Negotiating Contract Proposals
The Challenge:
You need to level the playing field when it comes to contract negotiations with your payors. Historically, payors have enjoyed a distinct advantage in this arena since they maintain an accurate database of your claim activity upon which they can easily estimate their profit levels. You need the ability to do the same.
The Solution:
The Contract Simulation Module™ provides the capability of modeling net revenue and profitability for contract proposals by applying proposed contract terms to the actual claim data in your Harvest database. The proposed contract terms are easily set up using a built-in Simulation Wizard to create virtually any payment methodology. The profitability analysis is accomplished using RCC-based cost factors, or by importing claim-specific cost data from a cost accounting system. Best of all, our unique "Status Quo Comparison" models a new contract proposal against a payor's current contract methodology allowing you to quickly see the bottom-line effect of proposed changes. Contract negotiations take on a whole new dimension when utilization, cost, and profitability data are at your fingertips!

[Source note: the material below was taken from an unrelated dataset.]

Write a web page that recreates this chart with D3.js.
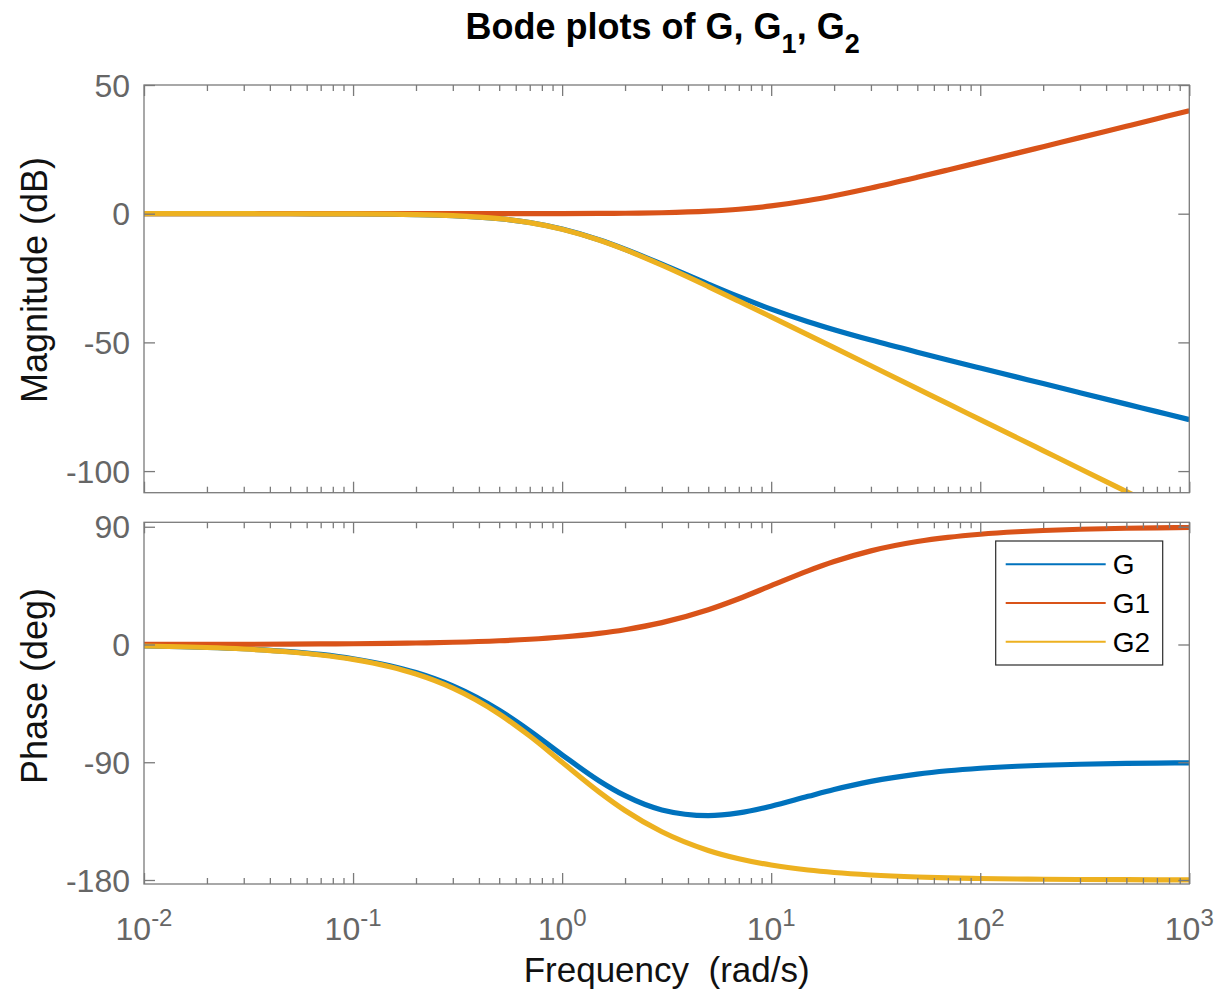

- Model net revenue and profitability for ANY payment methodology, even the most complex.
- Contract modeling is done using actual claim data to represent medical staff practice patterns.
- Provides in-depth analysis by either Medical Service, Top 100 Diagnoses or by Payment Component.
- Can be used for either Hospital or Professional service proposals.
- Simulations can be created for a new payor or an existing payor.
- Stored simulations can be modified and used over and over again
- Simulation models can be arranged "side-by-side" for comparative analysis and negotiation strategy.
- Users can filter specific claims in the database to create Patient Populations that mirror estimated contract utilization.
- Users can select from multiple fee schedules, comparing the effects of various payor schedules.
- Fee schedules can be increased or decreased using fee multipliers applied to the base rates.